** Given request **
Every line of the material is to be quoted verbatim, minus the pictures.
## Start
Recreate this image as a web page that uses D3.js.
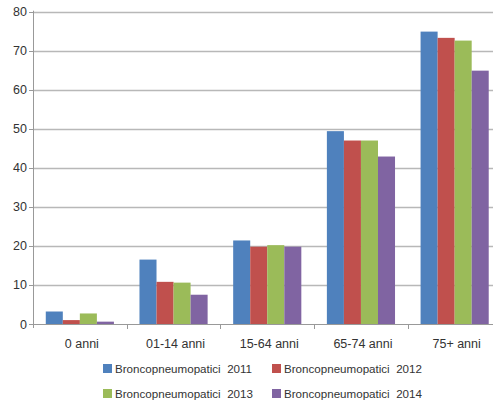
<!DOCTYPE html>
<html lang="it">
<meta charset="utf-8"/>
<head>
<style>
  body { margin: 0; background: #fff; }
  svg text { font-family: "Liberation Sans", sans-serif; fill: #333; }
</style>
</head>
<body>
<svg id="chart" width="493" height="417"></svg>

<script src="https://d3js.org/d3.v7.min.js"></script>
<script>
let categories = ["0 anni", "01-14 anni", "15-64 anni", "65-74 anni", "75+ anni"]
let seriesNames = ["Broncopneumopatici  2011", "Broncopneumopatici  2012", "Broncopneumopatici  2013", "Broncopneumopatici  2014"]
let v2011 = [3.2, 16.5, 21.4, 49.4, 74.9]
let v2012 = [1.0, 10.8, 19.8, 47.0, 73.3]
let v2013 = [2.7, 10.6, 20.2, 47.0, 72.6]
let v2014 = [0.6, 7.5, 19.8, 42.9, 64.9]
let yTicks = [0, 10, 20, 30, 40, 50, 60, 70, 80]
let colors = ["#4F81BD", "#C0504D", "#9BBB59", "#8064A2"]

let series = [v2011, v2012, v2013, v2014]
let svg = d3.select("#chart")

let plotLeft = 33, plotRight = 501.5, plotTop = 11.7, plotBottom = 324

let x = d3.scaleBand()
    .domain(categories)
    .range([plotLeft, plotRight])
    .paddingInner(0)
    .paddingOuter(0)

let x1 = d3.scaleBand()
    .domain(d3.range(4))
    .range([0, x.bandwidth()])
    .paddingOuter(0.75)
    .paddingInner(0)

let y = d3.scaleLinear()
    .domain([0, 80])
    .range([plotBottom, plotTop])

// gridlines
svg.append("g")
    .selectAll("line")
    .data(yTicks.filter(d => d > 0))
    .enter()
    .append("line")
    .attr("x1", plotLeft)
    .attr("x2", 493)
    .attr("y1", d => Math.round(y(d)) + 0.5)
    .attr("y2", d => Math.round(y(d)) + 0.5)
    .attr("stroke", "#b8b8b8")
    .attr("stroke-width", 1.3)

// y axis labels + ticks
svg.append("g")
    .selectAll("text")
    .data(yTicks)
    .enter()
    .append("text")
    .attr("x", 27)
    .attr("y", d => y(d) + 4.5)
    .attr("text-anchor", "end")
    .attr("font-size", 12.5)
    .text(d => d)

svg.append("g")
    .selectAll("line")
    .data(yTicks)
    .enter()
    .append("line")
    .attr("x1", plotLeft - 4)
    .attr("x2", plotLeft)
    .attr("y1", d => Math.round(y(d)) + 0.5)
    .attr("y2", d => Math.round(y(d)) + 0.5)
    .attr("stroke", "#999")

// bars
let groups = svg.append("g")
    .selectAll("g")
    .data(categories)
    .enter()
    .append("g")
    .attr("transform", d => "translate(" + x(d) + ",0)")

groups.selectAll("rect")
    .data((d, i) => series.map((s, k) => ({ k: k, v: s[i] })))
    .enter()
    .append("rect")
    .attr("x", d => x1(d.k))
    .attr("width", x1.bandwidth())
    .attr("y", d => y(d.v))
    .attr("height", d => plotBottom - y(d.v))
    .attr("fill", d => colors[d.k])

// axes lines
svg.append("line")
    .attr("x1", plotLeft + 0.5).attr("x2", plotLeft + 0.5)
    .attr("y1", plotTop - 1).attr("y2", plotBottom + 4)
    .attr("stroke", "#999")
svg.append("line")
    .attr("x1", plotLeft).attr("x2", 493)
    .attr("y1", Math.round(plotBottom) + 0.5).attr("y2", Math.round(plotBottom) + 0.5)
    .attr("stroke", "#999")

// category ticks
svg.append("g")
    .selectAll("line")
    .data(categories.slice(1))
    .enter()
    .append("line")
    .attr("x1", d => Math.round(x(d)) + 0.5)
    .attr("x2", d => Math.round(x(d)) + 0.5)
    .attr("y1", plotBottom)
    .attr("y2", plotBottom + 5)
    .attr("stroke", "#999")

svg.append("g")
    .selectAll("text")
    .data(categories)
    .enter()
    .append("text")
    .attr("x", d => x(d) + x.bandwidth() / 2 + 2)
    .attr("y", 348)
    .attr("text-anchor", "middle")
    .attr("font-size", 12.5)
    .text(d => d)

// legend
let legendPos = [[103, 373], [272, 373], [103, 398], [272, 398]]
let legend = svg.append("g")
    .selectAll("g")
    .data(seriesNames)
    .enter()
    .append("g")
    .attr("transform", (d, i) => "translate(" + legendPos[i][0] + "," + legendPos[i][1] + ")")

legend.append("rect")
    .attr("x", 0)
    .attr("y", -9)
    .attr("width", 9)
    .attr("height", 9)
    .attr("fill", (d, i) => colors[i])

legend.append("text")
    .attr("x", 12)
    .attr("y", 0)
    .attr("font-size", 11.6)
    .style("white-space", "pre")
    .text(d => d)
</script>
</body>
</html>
## End
** Solution **
Recreate this image as a web page that uses D3.js.
<!DOCTYPE html>
<html lang="it">
<meta charset="utf-8"/>
<head>
<style>
  body { margin: 0; background: #fff; }
  svg text { font-family: "Liberation Sans", sans-serif; fill: #333; }
</style>
</head>
<body>
<svg id="chart" width="493" height="417"></svg>

<script src="https://d3js.org/d3.v7.min.js"></script>
<script>
let categories = ["0 anni", "01-14 anni", "15-64 anni", "65-74 anni", "75+ anni"]
let seriesNames = ["Broncopneumopatici  2011", "Broncopneumopatici  2012", "Broncopneumopatici  2013", "Broncopneumopatici  2014"]
let v2011 = [3.2, 16.5, 21.4, 49.4, 74.9]
let v2012 = [1.0, 10.8, 19.8, 47.0, 73.3]
let v2013 = [2.7, 10.6, 20.2, 47.0, 72.6]
let v2014 = [0.6, 7.5, 19.8, 42.9, 64.9]
let yTicks = [0, 10, 20, 30, 40, 50, 60, 70, 80]
let colors = ["#4F81BD", "#C0504D", "#9BBB59", "#8064A2"]

let series = [v2011, v2012, v2013, v2014]
let svg = d3.select("#chart")

let plotLeft = 33, plotRight = 501.5, plotTop = 11.7, plotBottom = 324

let x = d3.scaleBand()
    .domain(categories)
    .range([plotLeft, plotRight])
    .paddingInner(0)
    .paddingOuter(0)

let x1 = d3.scaleBand()
    .domain(d3.range(4))
    .range([0, x.bandwidth()])
    .paddingOuter(0.75)
    .paddingInner(0)

let y = d3.scaleLinear()
    .domain([0, 80])
    .range([plotBottom, plotTop])

// gridlines
svg.append("g")
    .selectAll("line")
    .data(yTicks.filter(d => d > 0))
    .enter()
    .append("line")
    .attr("x1", plotLeft)
    .attr("x2", 493)
    .attr("y1", d => Math.round(y(d)) + 0.5)
    .attr("y2", d => Math.round(y(d)) + 0.5)
    .attr("stroke", "#b8b8b8")
    .attr("stroke-width", 1.3)

// y axis labels + ticks
svg.append("g")
    .selectAll("text")
    .data(yTicks)
    .enter()
    .append("text")
    .attr("x", 27)
    .attr("y", d => y(d) + 4.5)
    .attr("text-anchor", "end")
    .attr("font-size", 12.5)
    .text(d => d)

svg.append("g")
    .selectAll("line")
    .data(yTicks)
    .enter()
    .append("line")
    .attr("x1", plotLeft - 4)
    .attr("x2", plotLeft)
    .attr("y1", d => Math.round(y(d)) + 0.5)
    .attr("y2", d => Math.round(y(d)) + 0.5)
    .attr("stroke", "#999")

// bars
let groups = svg.append("g")
    .selectAll("g")
    .data(categories)
    .enter()
    .append("g")
    .attr("transform", d => "translate(" + x(d) + ",0)")

groups.selectAll("rect")
    .data((d, i) => series.map((s, k) => ({ k: k, v: s[i] })))
    .enter()
    .append("rect")
    .attr("x", d => x1(d.k))
    .attr("width", x1.bandwidth())
    .attr("y", d => y(d.v))
    .attr("height", d => plotBottom - y(d.v))
    .attr("fill", d => colors[d.k])

// axes lines
svg.append("line")
    .attr("x1", plotLeft + 0.5).attr("x2", plotLeft + 0.5)
    .attr("y1", plotTop - 1).attr("y2", plotBottom + 4)
    .attr("stroke", "#999")
svg.append("line")
    .attr("x1", plotLeft).attr("x2", 493)
    .attr("y1", Math.round(plotBottom) + 0.5).attr("y2", Math.round(plotBottom) + 0.5)
    .attr("stroke", "#999")

// category ticks
svg.append("g")
    .selectAll("line")
    .data(categories.slice(1))
    .enter()
    .append("line")
    .attr("x1", d => Math.round(x(d)) + 0.5)
    .attr("x2", d => Math.round(x(d)) + 0.5)
    .attr("y1", plotBottom)
    .attr("y2", plotBottom + 5)
    .attr("stroke", "#999")

svg.append("g")
    .selectAll("text")
    .data(categories)
    .enter()
    .append("text")
    .attr("x", d => x(d) + x.bandwidth() / 2 + 2)
    .attr("y", 348)
    .attr("text-anchor", "middle")
    .attr("font-size", 12.5)
    .text(d => d)

// legend
let legendPos = [[103, 373], [272, 373], [103, 398], [272, 398]]
let legend = svg.append("g")
    .selectAll("g")
    .data(seriesNames)
    .enter()
    .append("g")
    .attr("transform", (d, i) => "translate(" + legendPos[i][0] + "," + legendPos[i][1] + ")")

legend.append("rect")
    .attr("x", 0)
    .attr("y", -9)
    .attr("width", 9)
    .attr("height", 9)
    .attr("fill", (d, i) => colors[i])

legend.append("text")
    .attr("x", 12)
    .attr("y", 0)
    .attr("font-size", 11.6)
    .style("white-space", "pre")
    .text(d => d)
</script>
</body>
</html>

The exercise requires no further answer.